How does McLaren actually calculate his index numbers? He takes national scores and benchmarks them against the worst and best performers among the countries under study. If, say, life expectancy varies between 76 and 80 for all countries, he takes 76 as the base line and measures who scored above that. Which means his index is not measuring absolute wellbeing. Instead, it measures performance against other countries. Result: Scotland could have an excellent absolute score but if another country rises faster, then Scotland appears to fall in wellbeing. This is a very dubious methodology, especially when using so few indicators.
But there is a lot more to question in McLaren’s so-called wellbeing index.
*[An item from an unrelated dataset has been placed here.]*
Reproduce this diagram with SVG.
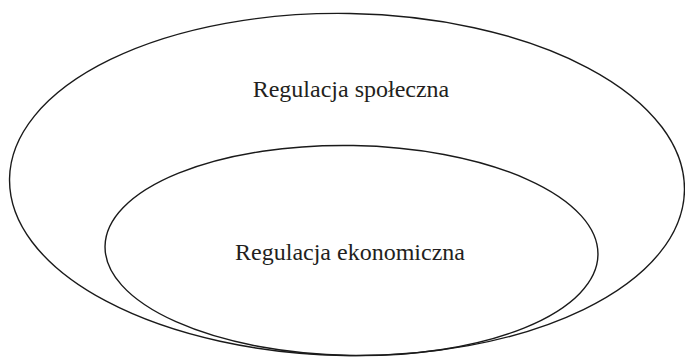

For instance, the implicit claim that he is benchmarking wellbeing across the whole OECD. On closer inspection it appears that McLaren has deliberately dropped a number of OECD member states from his index. They are Chile, Israel, Ireland, Latvia, Luxembourg, Mexico and Turkey. His explanation is that “their inclusion overly distorts the results”. Which appears to suggest that Mr McLaren knows what results he wants to get before he gets them. As a result, McLaren can argue that Scotland has dropped into the “bottom half of OECD nations”. Of course, he has deliberately excluded the lowest scoring OECD nations to achieve this outcome.
And what of McLaren’s final conclusion that Scottish wellbeing is falling? His outcome table shows that Scotland’s score fell by a microscopic 0.05 (out of a possible 4) in the period 2006 to 2018. This is not statistically significant, and McLaren is a good enough economist to know it.
We should also note that only three of the 32 countries on his index register ostensible falls in wellbeing – the others are Finland and Greece. It defies common sense to believe that rich, communitarian Finland has seen reduced wellbeing between 2006 and 2018. Or that Scotland mirrors the catastrophic economic and social collapse in Greece. Unless you are a dyed-in-the-wool Unionist.